Beirut came to New Zealand for a series of great shows this week. The six-piece act are kind of world music magpies, drawing on gypsy dance, Mexican parades, French ennui and more to create a swirling sound anchored by Condon's soulful, world-weary voice and a cascading series of horns. At the Powerstation Monday night, they managed to be both epic and intimate. (Here's a few reviews by my work cohorts at the Herald and Volume magazine far superior to my own scratchings.)
I wonder if for much of the crowd Beirut affected them like they do me -- in the iPhone/Twitter age it somehow evokes an older time, a sense of legacy which often seems lacking in our live-updates-all-the-time world. Condon's lyrics often touch on the foggy border between now and then, a constant pining for an imagined ideal past. Beirut walks a fine line - their appropriation of the past and old-fashioned instruments, and Condon's youth, might make them appear too overtly hipster precious in their approach. But there's an underlying sincerity in their mournful odes and ballads.
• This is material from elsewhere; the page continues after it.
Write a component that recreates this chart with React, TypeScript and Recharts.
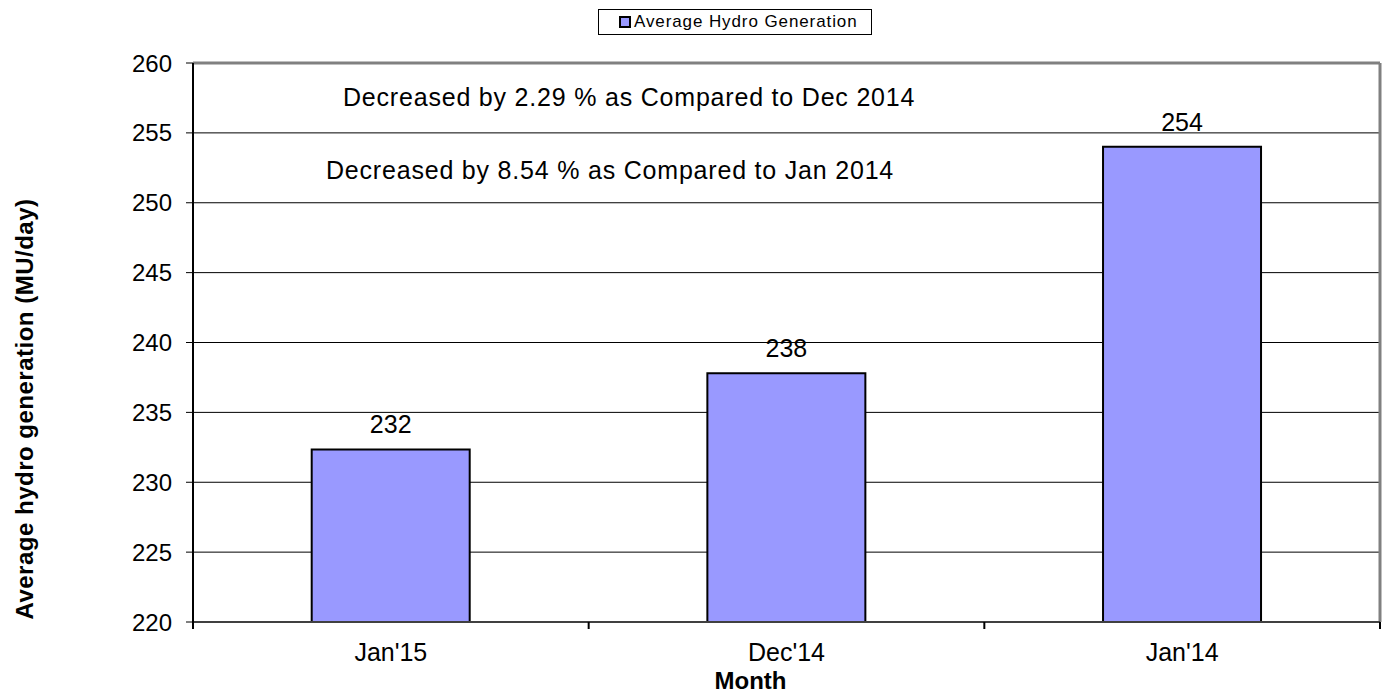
import React from 'react';
import { BarChart, Bar, XAxis, YAxis, CartesianGrid, Legend, LabelList, Customized, ReferenceLine } from 'recharts';

const months = ["Jan'15", "Dec'14", "Jan'14"];
const hydroGeneration = [232.35, 237.8, 254.0];
const yTicks = [220, 225, 230, 235, 240, 245, 250, 255, 260];
const notes = [
  'Decreased by 2.29 % as Compared to Dec 2014',
  'Decreased by 8.54 % as Compared to Jan 2014',
];

const data = months.map((m, i) => ({ month: m, value: hydroGeneration[i] }));

const FONT = '"Liberation Sans", Arial, sans-serif';
const X_TICK_MARGIN = 10;
const X_TICK_SIZE = 6; // recharts still counts the default tick size

// category tick: label in the middle, tick marks on the band edges (Excel style)
const MonthTick = (props: any) => {
  const { x, y, payload, index, width, visibleTicksCount } = props;
  const band = width / visibleTicksCount;
  const axisY = y - X_TICK_MARGIN - X_TICK_SIZE;
  const left = x - band / 2;
  return (
    <g>
      <line x1={left} x2={left} y1={axisY} y2={axisY + 7} stroke="#000" strokeWidth={2} />
      {index === visibleTicksCount - 1 && (
        <line x1={x + band / 2} x2={x + band / 2} y1={axisY} y2={axisY + 7} stroke="#000" strokeWidth={2} />
      )}
      <text x={x} y={y} dy="0.9em" textAnchor="middle" fill="#000" fontSize={25} fontFamily={FONT}>
        {payload.value}
      </text>
    </g>
  );
};

const LegendBox = () => (
  <div
    style={{
      display: 'inline-flex',
      alignItems: 'center',
      boxSizing: 'border-box',
      height: 26,
      width: 274,
      border: '1px solid #000',
      paddingLeft: 20,
      fontFamily: FONT,
      fontSize: 17,
      letterSpacing: 0.9,
      background: '#fff',
    }}
  >
    <span
      style={{
        width: 8,
        height: 8,
        background: '#9999FF',
        border: '2px solid #000',
        marginRight: 3,
        display: 'inline-block',
      }}
    />
    Average Hydro Generation
  </div>
);

const Annotations = () => (
  <g fontFamily={FONT} fill="#000">
    <text x={343} y={106} fontSize={25} letterSpacing={0.8}>{notes[0]}</text>
    <text x={326} y={179} fontSize={25} letterSpacing={0.8}>{notes[1]}</text>
    <text
      x={33}
      y={409}
      fontSize={24}
      fontWeight="bold"
      letterSpacing={0.5}
      textAnchor="middle"
      transform="rotate(-90 33 409)"
    >
      Average hydro generation (MU/day)
    </text>
  </g>
);

export default function App() {
  return (
    <div style={{ position: 'absolute', left: 0, top: 0, background: '#fff' }}>
      <BarChart
        width={1387}
        height={696}
        data={data}
        margin={{ top: 37, right: 7, bottom: 0, left: 0 }}
        barCategoryGap="30%"
      >
        <CartesianGrid vertical={false} stroke="#000" strokeWidth={1} />
        <CartesianGrid
          horizontal={false}
          stroke="#808080"
          strokeWidth={3}
          verticalCoordinatesGenerator={({ offset }: any) => [offset.left + offset.width]}
        />
        <Legend
          verticalAlign="top"
          align="left"
          content={LegendBox}
          wrapperStyle={{ top: 9, left: 598, width: 274, height: 26 }}
        />
        <XAxis
          dataKey="month"
          height={74}
          tickLine={false}
          axisLine={{ stroke: '#404040', strokeWidth: 2 }}
          tick={<MonthTick />}
          tickMargin={X_TICK_MARGIN}
          label={{
            value: 'Month',
            position: 'insideBottom',
            offset: 7,
            fill: '#000',
            fontSize: 24,
            fontWeight: 'bold',
            fontFamily: FONT,
            dx: -36,
          }}
        />
        <YAxis
          domain={[220, 260]}
          ticks={yTicks}
          width={193}
          tickSize={7}
          tickMargin={14}
          tickLine={{ stroke: '#000' }}
          axisLine={{ stroke: '#000', strokeWidth: 2 }}
          tick={{ fill: '#000', fontSize: 24, fontFamily: FONT }}
          interval={0}
        />
        <ReferenceLine y={260} stroke="#808080" strokeWidth={3} />
        <Bar
          dataKey="value"
          fill="#9999FF"
          stroke="#000"
          strokeWidth={2}
          isAnimationActive={false}
        >
          <LabelList
            dataKey="value"
            position="top"
            offset={16}
            formatter={(v: number) => Math.round(v).toString()}
            style={{ fill: '#000', fontSize: 25, fontFamily: FONT }}
          />
        </Bar>
        <Customized component={Annotations} />
      </BarChart>
    </div>
  );
}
When "Postcards From Italy" surged up -- a song I listened to a lot during the depressing days of last fall -- I felt a kind of cathartic joy, at sad sounding music that also is full of nostalgic love. Live, Beirut transformed many of their slower songs into jaunty waltzes -- the wistful "Santa Fe," the tender "Goshen." But they also unleashed the joy that music can bring - a grand voice, an accordion gurgling, a ukulele twang, or the kick of a line of horns blaring (Beirut makes the best consistent use of horns in pop music by any band since Earth, Wind and Fire). When all three horn players blasted their trumpets, horns and tubas at the same time, it's ecstatic. The rollicking folk-pop show closer, "Gulag Orkestar," was a dizzy blast, complete with tuba solo - how many rock concerts have had a tuba solo be a crowd-pleasing wrap-up?